### Problem statement:
Repeat the material below exactly, with no pictures.

----------------

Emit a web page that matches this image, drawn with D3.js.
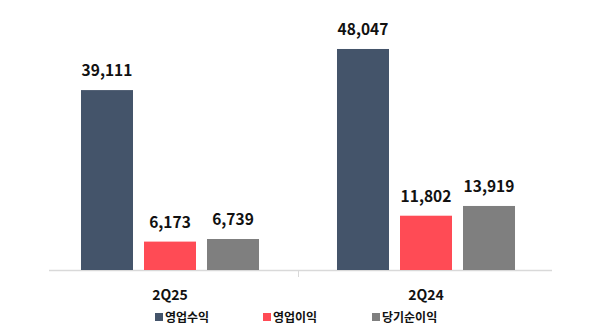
<!DOCTYPE html>
<html><head><meta charset="utf-8">
<script src="https://cdn.jsdelivr.net/npm/d3@7"></script>
<style>body{margin:0;background:#fff}svg{display:block}</style>
</head><body><svg id="c" width="600" height="335"></svg>
<script>
const categories = ["2Q25", "2Q24"];
const seriesNames = ["영업수익", "영업이익", "당기순이익"];
const revenue = [39111, 48047];
const opIncome = [6173, 11802];
const netIncome = [6739, 13919];
const colors = ["#44546A", "#FF4B55", "#7F7F7F"];
const seriesValues = [revenue, opIncome, netIncome];

const svg = d3.select("#c");
const font = "'Malgun Gothic','Noto Sans CJK KR','Noto Sans',sans-serif";

const x = d3.scaleBand().domain(categories).range([42, 554]);
const xs = d3.scaleBand().domain(seriesNames).range([0, x.bandwidth()]).paddingInner(0.1746).paddingOuter(0.619);
const y = d3.scaleLinear().domain([0, 50000]).range([270, 40]);

// axis line
svg.append("line").attr("x1", x.range()[0] + 7).attr("x2", x.range()[1] - 2)
  .attr("y1", y(0) + 0.5).attr("y2", y(0) + 0.5).attr("stroke", "#D9D9D9").attr("stroke-width", 1.5);
svg.append("line").attr("x1", x(categories[1]) + 0.5).attr("x2", x(categories[1]) + 0.5)
  .attr("y1", y(0)).attr("y2", y(0) + 7).attr("stroke", "#D9D9D9").attr("stroke-width", 1);

const data = [];
categories.forEach((c, i) => seriesNames.forEach((s, j) => data.push({c, s, v: seriesValues[j][i], color: colors[j]})));

svg.selectAll("rect.bar").data(data).join("rect").attr("class", "bar")
  .attr("x", d => x(d.c) + xs(d.s)).attr("width", xs.bandwidth())
  .attr("y", d => y(d.v)).attr("height", d => y(0) - y(d.v)).attr("fill", d => d.color);

svg.selectAll("text.val").data(data).join("text").attr("class", "val")
  .attr("x", d => x(d.c) + xs(d.s) + xs.bandwidth() / 2).attr("y", d => y(d.v) - 14)
  .attr("text-anchor", "middle").attr("font-family", font).attr("font-weight", "bold")
  .attr("font-size", 15.5).attr("fill", "#111").text(d => d3.format(",")(d.v));

svg.selectAll("text.cat").data(categories).join("text").attr("class", "cat")
  .attr("x", d => x(d) + x.bandwidth() / 2).attr("y", 300)
  .attr("text-anchor", "middle").attr("font-family", font).attr("font-weight", "bold")
  .attr("font-size", 14).attr("fill", "#111").text(d => d);

const legendX = [155, 263, 372];
const lg = svg.selectAll("g.lg").data(seriesNames).join("g").attr("class", "lg")
  .attr("transform", (d, i) => `translate(${legendX[i]},313)`);
lg.append("rect").attr("width", 8).attr("height", 8).attr("fill", (d, i) => colors[i]);
lg.append("text").attr("x", 10).attr("y", 9).attr("font-family", font).attr("font-weight", "bold")
  .attr("font-size", 12).attr("fill", "#111").text(d => d);
</script></body></html>
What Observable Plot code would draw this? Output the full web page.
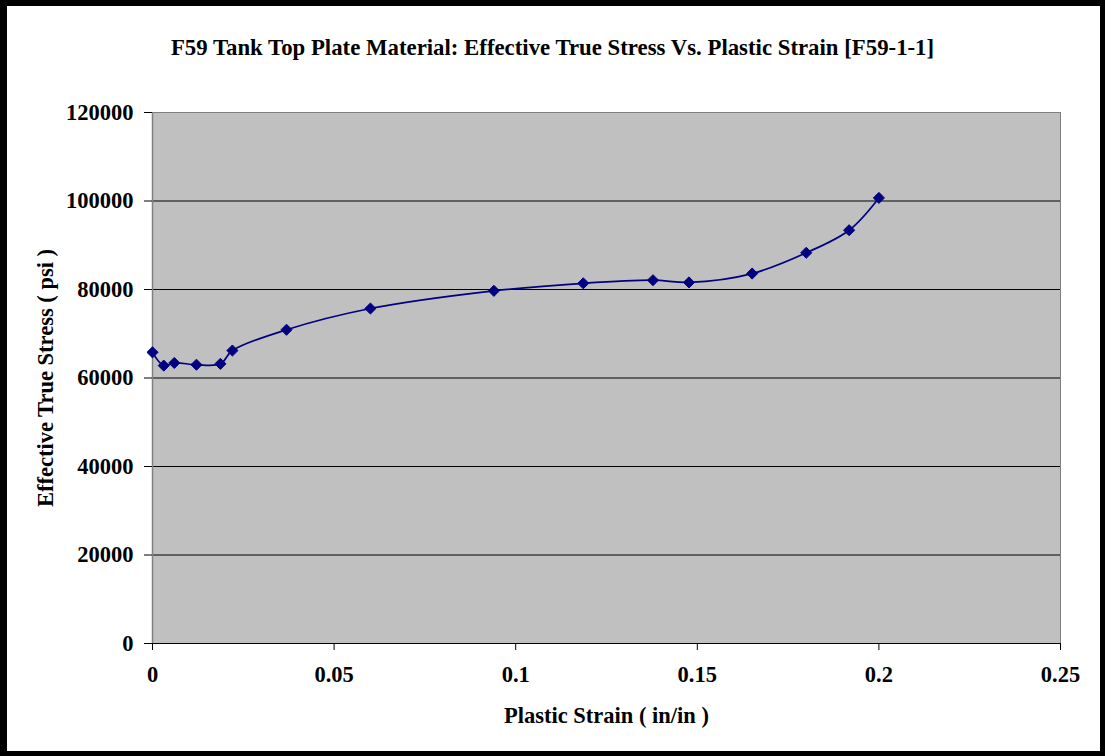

----------------

### Answer to the exercise:
Emit a web page that matches this image, drawn with D3.js.
<!DOCTYPE html>
<html><head><meta charset="utf-8">
<script src="https://cdn.jsdelivr.net/npm/d3@7"></script>
<style>body{margin:0;background:#fff}svg{display:block}</style>
</head><body><svg id="c" width="600" height="335"></svg>
<script>
const categories = ["2Q25", "2Q24"];
const seriesNames = ["영업수익", "영업이익", "당기순이익"];
const revenue = [39111, 48047];
const opIncome = [6173, 11802];
const netIncome = [6739, 13919];
const colors = ["#44546A", "#FF4B55", "#7F7F7F"];
const seriesValues = [revenue, opIncome, netIncome];

const svg = d3.select("#c");
const font = "'Malgun Gothic','Noto Sans CJK KR','Noto Sans',sans-serif";

const x = d3.scaleBand().domain(categories).range([42, 554]);
const xs = d3.scaleBand().domain(seriesNames).range([0, x.bandwidth()]).paddingInner(0.1746).paddingOuter(0.619);
const y = d3.scaleLinear().domain([0, 50000]).range([270, 40]);

// axis line
svg.append("line").attr("x1", x.range()[0] + 7).attr("x2", x.range()[1] - 2)
  .attr("y1", y(0) + 0.5).attr("y2", y(0) + 0.5).attr("stroke", "#D9D9D9").attr("stroke-width", 1.5);
svg.append("line").attr("x1", x(categories[1]) + 0.5).attr("x2", x(categories[1]) + 0.5)
  .attr("y1", y(0)).attr("y2", y(0) + 7).attr("stroke", "#D9D9D9").attr("stroke-width", 1);

const data = [];
categories.forEach((c, i) => seriesNames.forEach((s, j) => data.push({c, s, v: seriesValues[j][i], color: colors[j]})));

svg.selectAll("rect.bar").data(data).join("rect").attr("class", "bar")
  .attr("x", d => x(d.c) + xs(d.s)).attr("width", xs.bandwidth())
  .attr("y", d => y(d.v)).attr("height", d => y(0) - y(d.v)).attr("fill", d => d.color);

svg.selectAll("text.val").data(data).join("text").attr("class", "val")
  .attr("x", d => x(d.c) + xs(d.s) + xs.bandwidth() / 2).attr("y", d => y(d.v) - 14)
  .attr("text-anchor", "middle").attr("font-family", font).attr("font-weight", "bold")
  .attr("font-size", 15.5).attr("fill", "#111").text(d => d3.format(",")(d.v));

svg.selectAll("text.cat").data(categories).join("text").attr("class", "cat")
  .attr("x", d => x(d) + x.bandwidth() / 2).attr("y", 300)
  .attr("text-anchor", "middle").attr("font-family", font).attr("font-weight", "bold")
  .attr("font-size", 14).attr("fill", "#111").text(d => d);

const legendX = [155, 263, 372];
const lg = svg.selectAll("g.lg").data(seriesNames).join("g").attr("class", "lg")
  .attr("transform", (d, i) => `translate(${legendX[i]},313)`);
lg.append("rect").attr("width", 8).attr("height", 8).attr("fill", (d, i) => colors[i]);
lg.append("text").attr("x", 10).attr("y", 9).attr("font-family", font).attr("font-weight", "bold")
  .attr("font-size", 12).attr("fill", "#111").text(d => d);
</script></body></html>
What Observable Plot code would draw this? Output the full web page.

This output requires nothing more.